Solar throws a wrench into this long-standing model because it's well-suited to individual generation. It would be very expensive and inefficient to build a coal-fired steam turbine in your backyard, but that works just fine for a solar panel. Therefore, something like 40 states have a policy called "net metering," under which if you have a solar installation, any electricity you generate is canceled from your electric bill, and any excess you generate is sold back to the utility at retail rates. The problem with that, from a utility provider's perspective, is that those retail rates don't just cover the cost of generation — they also cover the construction and maintenance of the grid: power lines, transformers, and so forth. (As well as the investors' profits.)
In essence, we're trying to incorporate artisanal, small-batch electricity into a massive socialist production scheme based around colossal mega-generators. Unsurprisingly, it's straining the system.
So enter the Brothers Koch (on Team Mega-Socialism, remember). And to be fair, they really do have a point: The grid is important to maintain, and it's not exactly equitable for a quickly shrinking group of electricity customers without solar to bear most of the costs of maintaining it. (Though it's important to also note that utilities tend to exaggerate the case. After all, any electricity generated at the point of use, for example, diminishes the load on the grid, thereby reducing costs.)
The problem, of course, is that the Kochs are not disinterested observers looking out for the little electricity consumer. They're obscenely wealthy businessmen with enormous income streams at stake. Solar is a direct threat to their business model of selling climate-wrecking carbon to utilities, and as such, they're obviously trying to use the political system to crush potential competition and protect their monopoly profits. That's why this has become a heated fight only recently, as the overall price of solar electricity has fallen to be competitive with carbon sources in many places. Solar was a punch line until it was an economically viable alternative. And then it became a threat that must be destroyed.
So I don't think Paul Krugman and Kevin Drum are quite right to say that conservatives' fight against solar is simply an issue of tribalism. Clearly, this is also about the profits of very rich people.
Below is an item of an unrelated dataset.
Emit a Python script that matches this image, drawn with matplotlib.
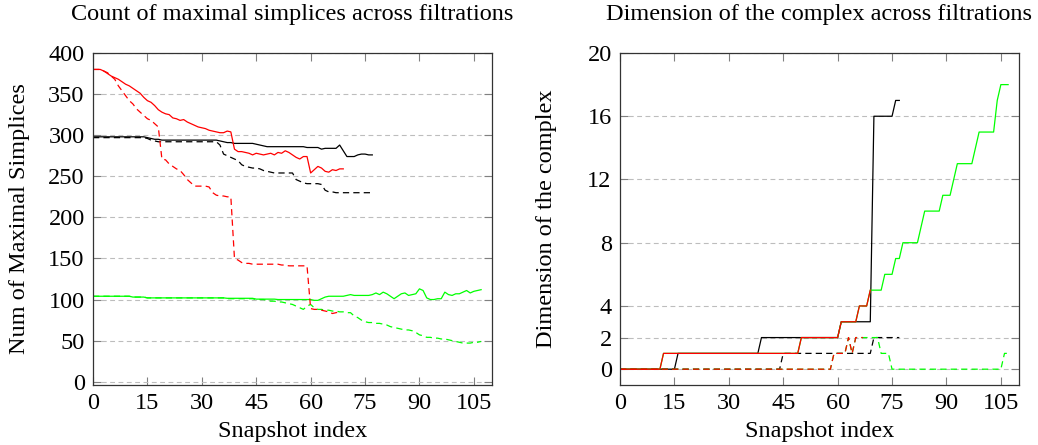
import matplotlib
matplotlib.use('Agg')
import matplotlib.pyplot as plt
import numpy as np

plt.rcParams['font.family'] = ['Liberation Serif', 'DejaVu Serif']
plt.rcParams['lines.scale_dashes'] = False

# ---- data: count of maximal simplices (left) ----
red_solid = [380, 380, 380, 378, 375, 372, 370, 368, 365, 362, 360, 357, 354, 351, 346, 342,
             340, 336, 331, 328, 326, 325, 321, 320, 318, 319, 316, 314, 312, 310, 309, 308,
             306, 305, 304, 303, 303, 305, 304, 283, 280, 280, 279, 278, 276, 278, 277, 276,
             277, 278, 276, 279, 278, 281, 279, 276, 273, 271, 274, 274, 254, 258, 262, 260,
             256, 255, 258, 257, 259, 259]
red_dashed = [380, 380, 380, 378, 376, 372, 368, 360, 354, 348, 342, 338, 332, 328, 324, 320,
              318, 314, 310, 271, 270, 265, 262, 259, 257, 252, 246, 242, 238, 238, 238, 238,
              237, 230, 227, 226, 226, 225, 225, 150, 148, 145, 144, 144, 143, 143, 143, 143,
              143, 143, 143, 143, 142, 142, 141, 141, 141, 141, 141, 141, 89, 88, 88, 87,
              86, 85, 83, 84, 85]
black_solid = [298, 298, 298, 298, 298, 298, 298, 298, 298, 298, 298, 298, 298, 298, 298, 297,
               296, 295, 295, 294, 294, 294, 294, 294, 294, 294, 294, 294, 294, 294, 294, 294,
               294, 294, 294, 293, 292, 291, 291, 290, 290, 290, 290, 290, 290, 289, 288, 287,
               286, 286, 286, 286, 286, 286, 286, 286, 286, 286, 286, 285, 285, 285, 285, 283,
               284, 284, 284, 284, 288, 281, 274, 274, 274, 276, 277, 277, 276, 276]
black_dashed = [297, 297, 297, 297, 297, 297, 297, 297, 297, 297, 297, 297, 297, 297, 297, 296,
                294, 293, 292, 292, 292, 292, 292, 292, 292, 292, 292, 292, 292, 292, 292, 292,
                292, 292, 292, 288, 277, 275, 273, 271, 269, 264, 262, 261, 260, 260, 259, 257,
                256, 255, 254, 254, 254, 254, 254, 254, 246, 244, 242, 241, 241, 241, 241, 240,
                233, 231, 231, 230, 230, 230, 230, 230, 230, 230, 230, 230, 230, 230]
green_solid = [104, 104, 104, 104, 104, 104, 104, 104, 104, 104, 104, 103, 103, 103, 103, 102,
               102, 102, 102, 102, 102, 102, 102, 102, 102, 102, 102, 102, 102, 102, 102, 102,
               102, 102, 102, 102, 102, 101.5, 101.5, 101.5, 101.5, 101.5, 101.5, 101.5, 101.5, 100.5, 100.5, 100.5,
               100.5, 100.5, 100.5, 100, 100, 100, 100, 100, 100, 100, 100, 100, 100, 99, 99, 101,
               103, 104, 104, 104, 104, 104, 105, 106, 105, 105, 105, 105, 105, 106, 108, 106,
               109, 107, 104, 101, 104, 107, 108, 105, 106, 107, 113, 111, 102, 100, 100, 101,
               101, 109, 106, 105, 107, 107, 109, 111, 108, 110, 111, 112]
green_dashed = [104, 104, 104, 104, 104, 104, 104, 104, 104, 104, 104, 103, 103, 103, 103, 102,
                102, 102, 102, 102, 102, 102, 102, 102, 102, 102, 102, 102, 102, 102, 102, 102,
                102, 102, 102, 102, 102, 101, 101, 101, 101, 101, 101, 101, 101, 100, 100, 100,
                99, 98, 98, 97, 97, 96, 95, 94, 92, 90, 88, 92, 94, 90, 88, 88,
                87, 87, 86, 86, 85, 85, 84, 84, 80, 78, 75, 73, 72, 72, 71, 71,
                70, 69, 67, 66, 65, 64, 63, 63, 62, 60, 57, 56, 54, 54, 53, 53,
                52, 52, 51, 50, 49, 48, 47, 47, 47, 48, 48, 49]

# ---- data: dimension of the complex (right) ----
dim_black_solid = [0] * 16 + [1] * 23 + [2] * 22 + [3] * 9 + [16] * 6 + [17] * 2
dim_black_dashed = [0] * 45 + [1] * 25 + [2] * 8
dim_red_solid = [0] * 12 + [1] * 38 + [2] * 11 + [3] * 5 + [4] * 3 + [5]
dim_red_dashed = [0] * 59 + [1] * 4 + [2, 1, 2, 2, 2]
dim_green_solid = ([0] * 12 + [1] * 38 + [2] * 11 + [3] * 5 + [4] * 3 + [5] * 4 + [6] * 3
                   + [7] * 2 + [8] * 5 + [9] + [10] * 5 + [11] * 3 + [12] + [13] * 5 + [14]
                   + [15] * 5 + [17, 18, 18, 18])
dim_green_dashed = [0] * 59 + [1] * 4 + [2, 1, 2, 2, 2, 2, 2, 2, 2] + [1] * 3 + [0] * 31 + [1, 1]

left_series = [(black_solid, 'black', '-'), (black_dashed, 'black', '--'),
               (green_solid, '#00ff00', '-'), (green_dashed, '#00ff00', '--'),
               (red_solid, 'red', '-'), (red_dashed, 'red', '--')]
right_series = [(dim_black_solid, 'black', '-'), (dim_black_dashed, 'black', '--'),
                (dim_green_solid, '#00ff00', '-'), (dim_green_dashed, '#00ff00', '--'),
                (dim_red_solid, 'red', '-'), (dim_red_dashed, 'red', '--')]

W, H = 1038, 445
fig = plt.figure(figsize=(W / 100, H / 100), dpi=100)
ax1 = fig.add_axes([93 / W, (H - 385) / H, 399 / W, 332 / H])
ax2 = fig.add_axes([620 / W, (H - 385) / H, 399 / W, 332 / H])

FS = 17.5


def style(ax, series, yticks, ylim, title, ylabel):
    for vals, col, ls in series:
        x = np.arange(len(vals))
        if ls == '--':
            ax.plot(x, vals, color=col, lw=0.9, dashes=(4.5, 3))
        else:
            ax.plot(x, vals, color=col, lw=0.9)
    ax.set_xlim(0, 110)
    ax.set_ylim(*ylim)
    ax.set_xticks([0, 15, 30, 45, 60, 75, 90, 105])
    ax.set_yticks(yticks)
    ax.yaxis.grid(True, color='#bdbdbd', lw=0.8, dashes=(3.5, 2.5))
    ax.set_axisbelow(True)
    ax.tick_params(direction='in', length=6, width=0.8, color='#808080',
                   top=True, right=True, labelsize=FS, pad=6)
    for sp in ax.spines.values():
        sp.set_color('#333333')
        sp.set_linewidth(0.9)
    ax.text(0.5, 1 + 33 / 332, title, transform=ax.transAxes, ha='center',
            va='baseline', fontsize=FS)
    ax.text(0.5, -52 / 332, 'Snapshot index', transform=ax.transAxes, ha='center',
            va='baseline', fontsize=FS)
    ax.set_ylabel(ylabel, fontsize=FS)
    ax.yaxis.set_label_coords(-0.158, 0.5)


style(ax1, left_series, [0, 50, 100, 150, 200, 250, 300, 350, 400], (-4, 400),
      'Count of maximal simplices across filtrations', 'Num of Maximal Simplices')
style(ax2, right_series, [0, 2, 4, 8, 12, 16, 20], (-1, 20),
      'Dimension of the complex across filtrations', 'Dimension of the complex')

fig.savefig('out.png', dpi=100)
In any case, what ought to be done? If solar were just one more generation model among many, we might say it's not worth the effort. But with the catastrophic threat of climate change, it's critically important to decarbonize electricity generation as quickly as possible, and solar must be part of that effort. We've got to find some way of maintaining the fixed infrastructure of electricity distribution without impeding solar's deployment.
It's a tricky problem. But the outlines of a solution ought to be fairly obvious: We should take a hard look at just how much centralized generation capacity is needed, and retire the carbon-intensive stuff as quickly as possible. (A carbon tax would help enormously here.) This means overhauling the regulated monopoly utility model, and will possibly require a new pot of money to maintain the grid until solar's costs, which continue to plummet, can bear a few more extra fees.
But the details of implementation aren't as important as the political and business implications. The Kochs, and all the other Big Carbon barons like them, would eventually be driven out of business by solar. In today's GOP, billionaires who make a lot of money (even from socialist monopolies) are Galtian heroes. That's why so many big money conservatives hate solar.